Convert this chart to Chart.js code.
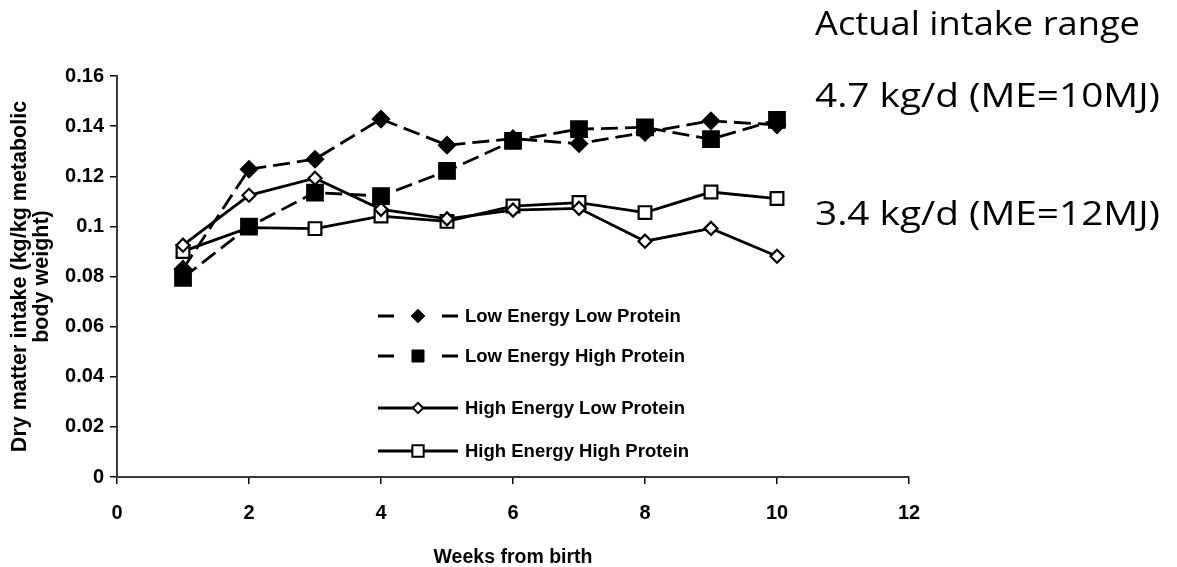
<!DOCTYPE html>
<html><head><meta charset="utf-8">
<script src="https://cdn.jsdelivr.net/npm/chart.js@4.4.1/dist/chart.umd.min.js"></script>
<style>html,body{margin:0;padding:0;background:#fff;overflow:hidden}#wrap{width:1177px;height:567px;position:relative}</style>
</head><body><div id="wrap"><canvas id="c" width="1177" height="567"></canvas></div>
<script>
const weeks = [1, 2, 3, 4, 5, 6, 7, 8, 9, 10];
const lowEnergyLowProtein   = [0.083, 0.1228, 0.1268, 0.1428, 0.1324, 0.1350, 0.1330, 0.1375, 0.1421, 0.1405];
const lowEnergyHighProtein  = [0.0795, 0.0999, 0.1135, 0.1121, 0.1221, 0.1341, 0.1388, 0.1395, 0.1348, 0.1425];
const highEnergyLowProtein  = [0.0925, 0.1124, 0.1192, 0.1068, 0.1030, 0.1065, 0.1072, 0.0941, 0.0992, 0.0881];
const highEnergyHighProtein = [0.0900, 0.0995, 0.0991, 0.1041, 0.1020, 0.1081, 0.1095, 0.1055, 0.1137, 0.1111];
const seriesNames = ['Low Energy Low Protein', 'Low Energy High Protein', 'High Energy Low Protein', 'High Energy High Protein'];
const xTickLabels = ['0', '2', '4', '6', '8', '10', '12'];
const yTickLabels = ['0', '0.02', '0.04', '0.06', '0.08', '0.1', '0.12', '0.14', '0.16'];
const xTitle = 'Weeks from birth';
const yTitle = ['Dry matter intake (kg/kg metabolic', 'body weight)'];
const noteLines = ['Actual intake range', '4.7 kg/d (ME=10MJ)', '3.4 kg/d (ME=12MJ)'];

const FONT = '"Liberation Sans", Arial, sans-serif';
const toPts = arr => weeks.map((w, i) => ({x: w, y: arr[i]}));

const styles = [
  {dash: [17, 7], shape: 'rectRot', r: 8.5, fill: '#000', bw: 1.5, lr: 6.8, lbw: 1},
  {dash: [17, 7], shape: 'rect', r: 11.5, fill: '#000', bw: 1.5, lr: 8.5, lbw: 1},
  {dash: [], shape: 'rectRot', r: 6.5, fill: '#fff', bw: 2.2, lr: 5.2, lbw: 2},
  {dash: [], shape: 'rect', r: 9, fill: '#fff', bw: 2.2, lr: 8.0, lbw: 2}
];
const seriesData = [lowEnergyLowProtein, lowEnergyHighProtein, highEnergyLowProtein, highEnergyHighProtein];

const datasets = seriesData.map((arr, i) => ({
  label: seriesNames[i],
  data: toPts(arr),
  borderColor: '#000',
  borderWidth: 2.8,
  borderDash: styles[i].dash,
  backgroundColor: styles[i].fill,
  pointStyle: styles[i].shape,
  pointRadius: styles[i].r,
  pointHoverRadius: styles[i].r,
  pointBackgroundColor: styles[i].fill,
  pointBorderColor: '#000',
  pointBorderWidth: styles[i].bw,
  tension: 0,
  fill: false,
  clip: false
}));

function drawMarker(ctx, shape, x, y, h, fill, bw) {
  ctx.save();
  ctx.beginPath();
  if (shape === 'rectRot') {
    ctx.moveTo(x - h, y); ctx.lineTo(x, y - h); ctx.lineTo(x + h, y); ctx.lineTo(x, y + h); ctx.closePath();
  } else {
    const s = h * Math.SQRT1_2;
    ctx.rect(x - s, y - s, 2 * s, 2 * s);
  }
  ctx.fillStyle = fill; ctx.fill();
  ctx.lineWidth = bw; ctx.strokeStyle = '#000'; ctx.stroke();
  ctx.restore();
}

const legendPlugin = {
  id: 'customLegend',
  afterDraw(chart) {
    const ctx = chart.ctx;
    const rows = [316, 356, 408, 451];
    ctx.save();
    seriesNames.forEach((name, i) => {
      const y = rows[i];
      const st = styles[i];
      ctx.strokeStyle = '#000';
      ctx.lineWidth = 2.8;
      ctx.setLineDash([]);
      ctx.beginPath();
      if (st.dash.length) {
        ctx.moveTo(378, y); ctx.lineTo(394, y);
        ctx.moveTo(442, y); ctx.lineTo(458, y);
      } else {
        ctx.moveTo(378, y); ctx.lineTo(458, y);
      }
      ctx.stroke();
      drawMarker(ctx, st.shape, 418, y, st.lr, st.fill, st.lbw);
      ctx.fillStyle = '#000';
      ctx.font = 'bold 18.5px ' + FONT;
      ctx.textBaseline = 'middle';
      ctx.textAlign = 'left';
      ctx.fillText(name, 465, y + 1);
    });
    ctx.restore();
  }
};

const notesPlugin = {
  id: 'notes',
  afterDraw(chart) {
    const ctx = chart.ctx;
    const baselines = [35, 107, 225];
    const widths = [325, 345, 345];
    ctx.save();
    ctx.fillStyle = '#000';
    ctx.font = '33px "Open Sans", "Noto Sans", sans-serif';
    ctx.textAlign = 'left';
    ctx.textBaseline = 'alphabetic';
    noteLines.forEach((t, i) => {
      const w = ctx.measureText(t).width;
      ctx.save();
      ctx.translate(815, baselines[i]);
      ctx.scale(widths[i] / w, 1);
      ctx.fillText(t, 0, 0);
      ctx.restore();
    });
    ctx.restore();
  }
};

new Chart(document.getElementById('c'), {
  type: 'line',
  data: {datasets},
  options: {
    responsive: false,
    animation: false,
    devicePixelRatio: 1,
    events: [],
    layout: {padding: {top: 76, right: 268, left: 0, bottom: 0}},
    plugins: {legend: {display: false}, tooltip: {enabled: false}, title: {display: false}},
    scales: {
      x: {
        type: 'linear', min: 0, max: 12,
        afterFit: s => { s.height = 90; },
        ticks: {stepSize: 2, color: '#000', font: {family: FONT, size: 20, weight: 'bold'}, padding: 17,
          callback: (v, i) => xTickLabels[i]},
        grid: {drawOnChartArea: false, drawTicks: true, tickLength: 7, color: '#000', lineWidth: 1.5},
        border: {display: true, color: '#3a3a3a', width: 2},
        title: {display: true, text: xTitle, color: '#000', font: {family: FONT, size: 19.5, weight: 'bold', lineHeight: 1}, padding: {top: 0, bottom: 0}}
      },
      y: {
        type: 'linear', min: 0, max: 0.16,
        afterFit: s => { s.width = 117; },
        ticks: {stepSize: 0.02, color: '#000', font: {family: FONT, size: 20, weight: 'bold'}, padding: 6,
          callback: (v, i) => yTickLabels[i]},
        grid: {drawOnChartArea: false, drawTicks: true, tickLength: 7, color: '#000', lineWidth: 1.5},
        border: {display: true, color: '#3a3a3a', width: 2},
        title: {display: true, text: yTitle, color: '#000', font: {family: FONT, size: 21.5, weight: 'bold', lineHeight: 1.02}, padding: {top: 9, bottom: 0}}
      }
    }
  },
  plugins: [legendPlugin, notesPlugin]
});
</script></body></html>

——

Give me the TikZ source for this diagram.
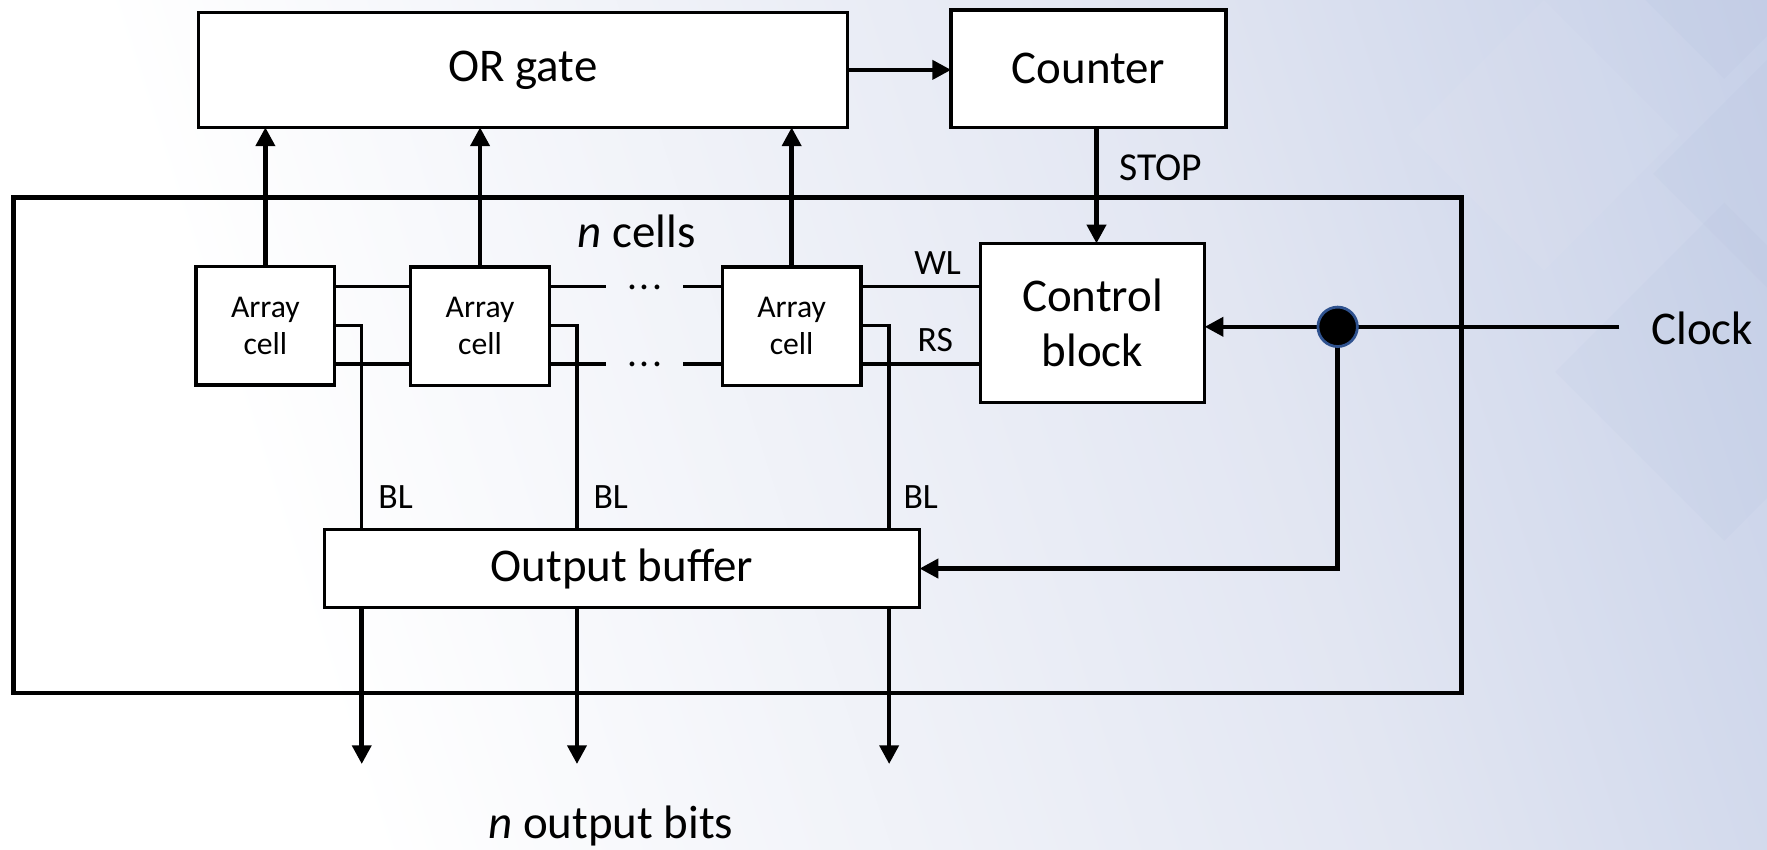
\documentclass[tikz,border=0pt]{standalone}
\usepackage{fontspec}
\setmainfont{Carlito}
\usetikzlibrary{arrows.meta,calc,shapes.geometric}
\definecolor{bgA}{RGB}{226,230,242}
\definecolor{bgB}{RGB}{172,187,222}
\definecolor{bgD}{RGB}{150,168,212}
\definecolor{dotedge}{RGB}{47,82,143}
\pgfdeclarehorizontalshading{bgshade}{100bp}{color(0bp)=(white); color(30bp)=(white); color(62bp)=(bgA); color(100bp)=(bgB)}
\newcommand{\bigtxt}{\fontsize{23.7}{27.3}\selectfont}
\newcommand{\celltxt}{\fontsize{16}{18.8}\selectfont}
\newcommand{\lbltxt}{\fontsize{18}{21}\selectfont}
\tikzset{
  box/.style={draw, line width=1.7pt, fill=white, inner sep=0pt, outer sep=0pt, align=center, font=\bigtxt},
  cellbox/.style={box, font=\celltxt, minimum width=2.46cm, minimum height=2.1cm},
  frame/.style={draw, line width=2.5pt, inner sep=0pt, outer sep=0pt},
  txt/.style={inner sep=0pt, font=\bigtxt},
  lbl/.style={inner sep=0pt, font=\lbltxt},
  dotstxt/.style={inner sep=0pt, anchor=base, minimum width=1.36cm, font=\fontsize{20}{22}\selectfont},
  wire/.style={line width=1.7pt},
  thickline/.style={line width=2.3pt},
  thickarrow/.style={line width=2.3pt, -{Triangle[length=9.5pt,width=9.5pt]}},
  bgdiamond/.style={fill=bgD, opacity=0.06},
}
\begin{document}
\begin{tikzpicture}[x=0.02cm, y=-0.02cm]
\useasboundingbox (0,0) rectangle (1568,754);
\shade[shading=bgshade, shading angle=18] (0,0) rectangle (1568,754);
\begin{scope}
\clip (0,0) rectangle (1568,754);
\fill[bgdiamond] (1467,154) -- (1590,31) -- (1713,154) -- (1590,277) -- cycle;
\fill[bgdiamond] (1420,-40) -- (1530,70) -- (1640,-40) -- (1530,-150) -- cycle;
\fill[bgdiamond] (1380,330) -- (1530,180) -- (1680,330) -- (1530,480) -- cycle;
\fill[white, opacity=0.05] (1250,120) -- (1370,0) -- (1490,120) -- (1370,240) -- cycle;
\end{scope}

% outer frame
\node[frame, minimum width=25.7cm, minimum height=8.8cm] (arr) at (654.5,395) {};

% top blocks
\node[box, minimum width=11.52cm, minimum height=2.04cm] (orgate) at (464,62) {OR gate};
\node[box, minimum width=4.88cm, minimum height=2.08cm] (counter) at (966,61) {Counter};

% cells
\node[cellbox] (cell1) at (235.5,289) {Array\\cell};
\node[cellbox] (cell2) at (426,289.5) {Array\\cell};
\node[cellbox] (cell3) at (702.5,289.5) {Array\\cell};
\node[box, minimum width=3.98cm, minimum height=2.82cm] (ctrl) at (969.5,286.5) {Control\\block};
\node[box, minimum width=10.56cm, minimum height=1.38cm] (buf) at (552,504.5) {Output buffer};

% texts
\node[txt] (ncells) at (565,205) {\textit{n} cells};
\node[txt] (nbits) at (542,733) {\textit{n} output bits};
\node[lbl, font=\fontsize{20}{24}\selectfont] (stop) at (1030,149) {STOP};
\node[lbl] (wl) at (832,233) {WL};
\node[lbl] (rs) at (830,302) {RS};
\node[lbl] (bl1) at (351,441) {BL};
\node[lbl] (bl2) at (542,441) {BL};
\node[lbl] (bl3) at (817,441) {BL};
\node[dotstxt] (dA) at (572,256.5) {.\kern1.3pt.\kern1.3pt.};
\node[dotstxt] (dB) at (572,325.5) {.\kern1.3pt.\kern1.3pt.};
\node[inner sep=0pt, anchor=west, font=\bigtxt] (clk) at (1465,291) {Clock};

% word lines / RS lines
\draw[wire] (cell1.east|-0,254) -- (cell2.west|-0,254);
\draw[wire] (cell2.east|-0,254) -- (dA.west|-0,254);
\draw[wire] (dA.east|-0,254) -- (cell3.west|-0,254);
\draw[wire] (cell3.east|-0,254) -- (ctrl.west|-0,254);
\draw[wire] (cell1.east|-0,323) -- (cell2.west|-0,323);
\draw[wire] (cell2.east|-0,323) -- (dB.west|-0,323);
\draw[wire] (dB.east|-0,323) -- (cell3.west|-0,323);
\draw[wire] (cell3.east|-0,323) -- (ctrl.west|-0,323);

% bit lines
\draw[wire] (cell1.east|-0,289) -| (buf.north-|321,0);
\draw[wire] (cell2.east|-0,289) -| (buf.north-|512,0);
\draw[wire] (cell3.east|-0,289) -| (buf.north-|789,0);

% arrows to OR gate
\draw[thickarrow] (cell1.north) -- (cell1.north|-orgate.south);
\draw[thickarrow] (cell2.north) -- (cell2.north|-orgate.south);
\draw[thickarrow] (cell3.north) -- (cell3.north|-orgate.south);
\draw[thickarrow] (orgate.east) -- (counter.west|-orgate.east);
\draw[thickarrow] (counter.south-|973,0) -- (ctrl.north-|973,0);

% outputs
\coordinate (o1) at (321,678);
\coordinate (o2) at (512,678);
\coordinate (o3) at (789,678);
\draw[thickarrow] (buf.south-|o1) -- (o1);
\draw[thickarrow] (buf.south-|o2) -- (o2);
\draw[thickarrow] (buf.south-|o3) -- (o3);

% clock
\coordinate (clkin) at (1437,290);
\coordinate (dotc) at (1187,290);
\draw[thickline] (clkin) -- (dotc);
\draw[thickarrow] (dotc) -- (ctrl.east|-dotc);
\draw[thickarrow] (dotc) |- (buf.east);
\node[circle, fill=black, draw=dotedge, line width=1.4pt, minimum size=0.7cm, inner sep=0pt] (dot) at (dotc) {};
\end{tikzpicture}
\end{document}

——

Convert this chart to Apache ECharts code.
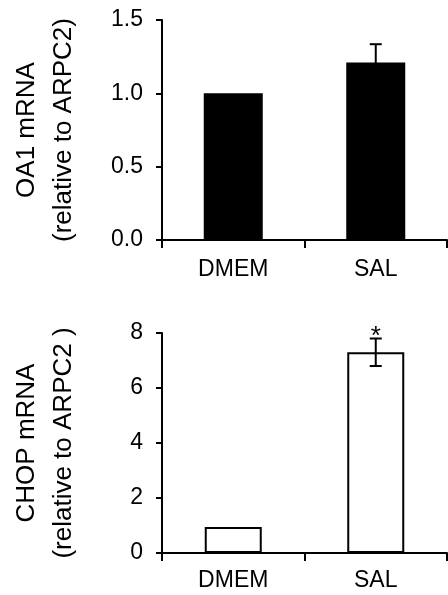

——

◆ **Your instructions**
Keep the pictures out, and extract only the lines that begin at the one containing "Give me the TikZ source for this diagram." and end at the one containing "minimum width=25.7cm, minimum", inclusive.

◆ **Solution to the exercise**
Give me the TikZ source for this diagram.
\documentclass[tikz,border=0pt]{standalone}
\usepackage{fontspec}
\setmainfont{Carlito}
\usetikzlibrary{arrows.meta,calc,shapes.geometric}
\definecolor{bgA}{RGB}{226,230,242}
\definecolor{bgB}{RGB}{172,187,222}
\definecolor{bgD}{RGB}{150,168,212}
\definecolor{dotedge}{RGB}{47,82,143}
\pgfdeclarehorizontalshading{bgshade}{100bp}{color(0bp)=(white); color(30bp)=(white); color(62bp)=(bgA); color(100bp)=(bgB)}
\newcommand{\bigtxt}{\fontsize{23.7}{27.3}\selectfont}
\newcommand{\celltxt}{\fontsize{16}{18.8}\selectfont}
\newcommand{\lbltxt}{\fontsize{18}{21}\selectfont}
\tikzset{
  box/.style={draw, line width=1.7pt, fill=white, inner sep=0pt, outer sep=0pt, align=center, font=\bigtxt},
  cellbox/.style={box, font=\celltxt, minimum width=2.46cm, minimum height=2.1cm},
  frame/.style={draw, line width=2.5pt, inner sep=0pt, outer sep=0pt},
  txt/.style={inner sep=0pt, font=\bigtxt},
  lbl/.style={inner sep=0pt, font=\lbltxt},
  dotstxt/.style={inner sep=0pt, anchor=base, minimum width=1.36cm, font=\fontsize{20}{22}\selectfont},
  wire/.style={line width=1.7pt},
  thickline/.style={line width=2.3pt},
  thickarrow/.style={line width=2.3pt, -{Triangle[length=9.5pt,width=9.5pt]}},
  bgdiamond/.style={fill=bgD, opacity=0.06},
}
\begin{document}
\begin{tikzpicture}[x=0.02cm, y=-0.02cm]
\useasboundingbox (0,0) rectangle (1568,754);
\shade[shading=bgshade, shading angle=18] (0,0) rectangle (1568,754);
\begin{scope}
\clip (0,0) rectangle (1568,754);
\fill[bgdiamond] (1467,154) -- (1590,31) -- (1713,154) -- (1590,277) -- cycle;
\fill[bgdiamond] (1420,-40) -- (1530,70) -- (1640,-40) -- (1530,-150) -- cycle;
\fill[bgdiamond] (1380,330) -- (1530,180) -- (1680,330) -- (1530,480) -- cycle;
\fill[white, opacity=0.05] (1250,120) -- (1370,0) -- (1490,120) -- (1370,240) -- cycle;
\end{scope}

% outer frame
\node[frame, minimum width=25.7cm, minimum height=8.8cm] (arr) at (654.5,395) {};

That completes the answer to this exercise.